DIRECTIVE:
Leave out the pictures and transcribe everything else exactly.

GIVEN MATERIAL:
·····

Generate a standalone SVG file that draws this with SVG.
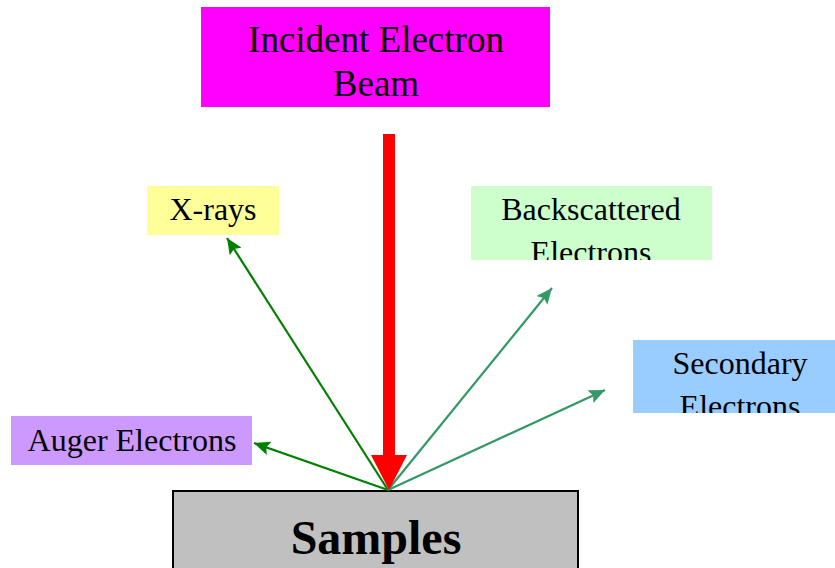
<svg xmlns="http://www.w3.org/2000/svg" width="835" height="568" viewBox="0 0 835 568">
<style>
.t{font-family:"Liberation Serif","Times New Roman",serif;font-size:32px;fill:#000;text-anchor:middle}
.big{font-size:37px}
.bold{font-weight:bold;font-size:48px}
.g{stroke:#008000;stroke-width:2.2;fill:none}
.sg{stroke:#339966;stroke-width:2.2;fill:none}
</style>
<defs>
<marker id="ag" markerUnits="userSpaceOnUse" markerWidth="18" markerHeight="14" refX="16" refY="7" orient="auto"><path d="M0,0 L16,7 L0,14 L3,7 Z" fill="#008000"/></marker>
<marker id="asg" markerUnits="userSpaceOnUse" markerWidth="18" markerHeight="14" refX="16" refY="7" orient="auto"><path d="M0,0 L16,7 L0,14 L3,7 Z" fill="#339966"/></marker>
<clipPath id="cb"><rect x="471" y="186" width="241" height="74"/></clipPath>
<clipPath id="cs"><rect x="633" y="340" width="202" height="73"/></clipPath>
</defs>
<g id="incident">
<rect x="201" y="7" width="349" height="100" fill="#FF00FF"/>
<text class="t big" x="376" y="52">Incident Electron</text>
<text class="t big" x="376" y="96">Beam</text>
</g>
<g id="xrays">
<rect x="147" y="186" width="132" height="49" fill="#FFFF99"/>
<text class="t" x="213" y="220">X-rays</text>
</g>
<g id="backscattered">
<rect x="471" y="186" width="241" height="74" fill="#CCFFCC"/>
<g clip-path="url(#cb)">
<text class="t" x="591" y="220">Backscattered</text>
<text class="t" x="591" y="263">Electrons</text>
</g>
</g>
<g id="secondary">
<rect x="633" y="340" width="202" height="73" fill="#99CCFF"/>
<g clip-path="url(#cs)">
<text class="t" x="740" y="374">Secondary</text>
<text class="t" x="740" y="417">Electrons</text>
</g>
</g>
<g id="auger">
<rect x="11" y="416" width="241" height="49" fill="#CC99FF"/>
<text class="t" x="132" y="451">Auger Electrons</text>
</g>
<g id="samples">
<rect x="173" y="491" width="405" height="90" fill="#C0C0C0" stroke="#000" stroke-width="2"/>
<text class="t bold" x="376" y="554">Samples</text>
</g>
<g id="connectors">
<path class="g" d="M388,490 L227,238" marker-end="url(#ag)"/>
<path class="g" d="M388,490 L254,443" marker-end="url(#ag)"/>
<path class="sg" d="M388,490 L552,288" marker-end="url(#asg)"/>
<path class="sg" d="M388,490 L605,390" marker-end="url(#asg)"/>
<path d="M383,134 H395 V455 H407 L389,490 L371,455 H383 Z" fill="#FF0000"/>
</g>
</svg>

·····

ANSWER BELOW:
Generate a standalone SVG file that draws this with SVG.
<svg xmlns="http://www.w3.org/2000/svg" width="835" height="568" viewBox="0 0 835 568">
<style>
.t{font-family:"Liberation Serif","Times New Roman",serif;font-size:32px;fill:#000;text-anchor:middle}
.big{font-size:37px}
.bold{font-weight:bold;font-size:48px}
.g{stroke:#008000;stroke-width:2.2;fill:none}
.sg{stroke:#339966;stroke-width:2.2;fill:none}
</style>
<defs>
<marker id="ag" markerUnits="userSpaceOnUse" markerWidth="18" markerHeight="14" refX="16" refY="7" orient="auto"><path d="M0,0 L16,7 L0,14 L3,7 Z" fill="#008000"/></marker>
<marker id="asg" markerUnits="userSpaceOnUse" markerWidth="18" markerHeight="14" refX="16" refY="7" orient="auto"><path d="M0,0 L16,7 L0,14 L3,7 Z" fill="#339966"/></marker>
<clipPath id="cb"><rect x="471" y="186" width="241" height="74"/></clipPath>
<clipPath id="cs"><rect x="633" y="340" width="202" height="73"/></clipPath>
</defs>
<g id="incident">
<rect x="201" y="7" width="349" height="100" fill="#FF00FF"/>
<text class="t big" x="376" y="52">Incident Electron</text>
<text class="t big" x="376" y="96">Beam</text>
</g>
<g id="xrays">
<rect x="147" y="186" width="132" height="49" fill="#FFFF99"/>
<text class="t" x="213" y="220">X-rays</text>
</g>
<g id="backscattered">
<rect x="471" y="186" width="241" height="74" fill="#CCFFCC"/>
<g clip-path="url(#cb)">
<text class="t" x="591" y="220">Backscattered</text>
<text class="t" x="591" y="263">Electrons</text>
</g>
</g>
<g id="secondary">
<rect x="633" y="340" width="202" height="73" fill="#99CCFF"/>
<g clip-path="url(#cs)">
<text class="t" x="740" y="374">Secondary</text>
<text class="t" x="740" y="417">Electrons</text>
</g>
</g>
<g id="auger">
<rect x="11" y="416" width="241" height="49" fill="#CC99FF"/>
<text class="t" x="132" y="451">Auger Electrons</text>
</g>
<g id="samples">
<rect x="173" y="491" width="405" height="90" fill="#C0C0C0" stroke="#000" stroke-width="2"/>
<text class="t bold" x="376" y="554">Samples</text>
</g>
<g id="connectors">
<path class="g" d="M388,490 L227,238" marker-end="url(#ag)"/>
<path class="g" d="M388,490 L254,443" marker-end="url(#ag)"/>
<path class="sg" d="M388,490 L552,288" marker-end="url(#asg)"/>
<path class="sg" d="M388,490 L605,390" marker-end="url(#asg)"/>
<path d="M383,134 H395 V455 H407 L389,490 L371,455 H383 Z" fill="#FF0000"/>
</g>
</svg>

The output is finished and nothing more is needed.